BF: The Rolling Stone mobile was used – and we recorded some of it at Abbey Road Studio as well. I mean, come on, can you imagine the thrill? Derek Forbes in particular, who is a massive Beatles fan, going into the studio where The Beatles recorded all their stuff? So we needed to move away from CaVa and these places. Again, with hindsight, there’s nothing wrong with having…in many ways we could have done it at CaVa as it happens.

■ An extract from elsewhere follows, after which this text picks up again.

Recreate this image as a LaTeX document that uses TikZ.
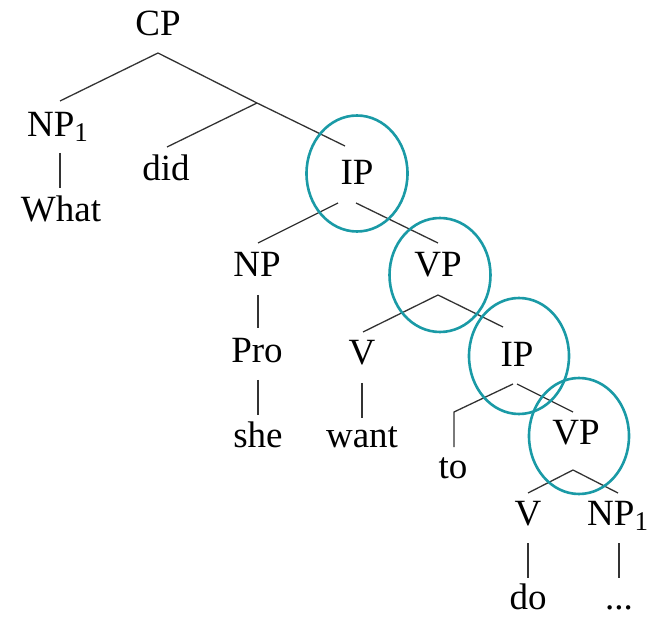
\documentclass[tikz,border=0pt]{standalone}
\usepackage{fontspec}
\setmainfont{Liberation Serif}
\definecolor{teal1}{HTML}{1A9AA6}
\definecolor{branch}{HTML}{333333}
\begin{document}
\begin{tikzpicture}[x=1pt,y=-1pt,
  lab/.style={anchor=base,inner sep=0pt,font=\fontsize{37}{40}\selectfont},
  labw/.style={anchor=base west,inner sep=0pt,font=\fontsize{37}{40}\selectfont},
  br/.style={draw=branch,line width=1.3pt},
  circ/.style={draw=teal1,line width=2.6pt}]
\useasboundingbox (0,0) rectangle (648,617);
\newcommand{\subone}{{\fontsize{27}{27}\selectfont\raisebox{-5pt}{1}}}
% labels
\node[lab] (cp) at (158,36) {CP};
\node[labw] (np1) at (27,137) {NP\subone};
\node[lab] (what) at (61,222) {What};
\node[lab] (did) at (166,181) {did};
\node[lab] (ip1) at (357,185) {IP};
\node[lab] (np) at (257,277) {NP};
\node[lab] (vp1) at (438,277) {VP};
\node[lab] (pro) at (257,363) {Pro};
\node[lab] (v1) at (362,365) {V};
\node[lab] (she) at (258,447) {she};
\node[lab] (want) at (362,447) {want};
\node[lab] (ip2) at (517,367) {IP};
\node[lab] (to) at (453,478) {to};
\node[lab] (vp2) at (576,445) {VP};
\node[lab] (v2) at (528,525) {V};
\node[labw] (np1b) at (587,525) {NP\subone};
\node[lab] (do) at (528,609) {do};
\node[lab] (dots) at (619,609) {...};
% branch points
\coordinate (cpb) at (158,53);
\coordinate (cpl) at (60,101);
\coordinate (mid) at (257,103);
\coordinate (ip1t) at (345,146);
\coordinate (didt) at (167,147);
\coordinate (np1s) at (60,153);
\coordinate (whatn) at (60,188);
\coordinate (ip1l) at (338,203);
\coordinate (ip1r) at (356,203);
\coordinate (npt) at (258,243);
\coordinate (vp1t) at (438,243);
\coordinate (nps) at (258,295);
\coordinate (pron) at (258,328);
\coordinate (pros) at (258,380);
\coordinate (shen) at (258,415);
\coordinate (vp1b) at (438,295);
\coordinate (v1t) at (363,332);
\coordinate (ip2t) at (503,327);
\coordinate (v1s) at (362,383);
\coordinate (wantn) at (362,418);
\coordinate (ip2l) at (513,384);
\coordinate (ip2r) at (517,384);
\coordinate (tok) at (454,412);
\coordinate (ton) at (454,447);
\coordinate (vp2t) at (573,412);
\coordinate (vp2b) at (573,470);
\coordinate (v2t) at (528,493);
\coordinate (np1bt) at (618,493);
\coordinate (v2s) at (528,543);
\coordinate (don) at (528,578);
\coordinate (np1bs) at (619,543);
\coordinate (dotsn) at (619,578);
% branches
\draw[br] (cpb) -- (cpl);
\draw[br] (cpb) -- (mid) -- (ip1t);
\draw[br] (mid) -- (didt);
\draw[br] (np1s) -- (whatn);
\draw[br] (ip1l) -- (npt);
\draw[br] (ip1r) -- (vp1t);
\draw[br] (nps) -- (pron);
\draw[br] (pros) -- (shen);
\draw[br] (vp1b) -- (v1t);
\draw[br] (vp1b) -- (ip2t);
\draw[br] (v1s) -- (wantn);
\draw[br] (ip2l) -- (tok) -- (ton);
\draw[br] (ip2r) -- (vp2t);
\draw[br] (vp2b) -- (v2t);
\draw[br] (vp2b) -- (np1bt);
\draw[br] (v2s) -- (don);
\draw[br] (np1bs) -- (dotsn);
% ellipses
\draw[circ] (357,173.5) ellipse [x radius=50.5, y radius=58];
\draw[circ] (440,275) ellipse [x radius=50.5, y radius=57];
\draw[circ] (519,356) ellipse [x radius=50, y radius=58];
\draw[circ] (579,436) ellipse [x radius=50, y radius=58];
\end{tikzpicture}
\end{document}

I mean nowadays you can record albums at home with Pro Tools and suchlike but in those days the thing was to get into the big and to use bigger studios and to use what the big bands had done. And there was an excitement and a thrill to it. Remember these were young kids. They’re a bunch of teenagers making their first record and although they were bright and they were smart, you know, the thrill of going into the bigger studio, the thrill of working with a serious producer – not that Brian Young wasn’t a serious guy at CaVa. He was a friend. And the demos were all good. In fact, I would still argue that Chelsea Girl, the demo, is ten times better than Chelsea Girl the album recording. But John Leckie got them to change the arrangement a bit. John needed to stamp his thing on it too. John was a terrific producer and the next two albums he produced are classics. Real To Real Cacophony and Empires And Dance, for me, are sensational albums and should have been smash hits. And it was one of the reasons we didn’t stay in the licence deal with Arista…but that’s another story.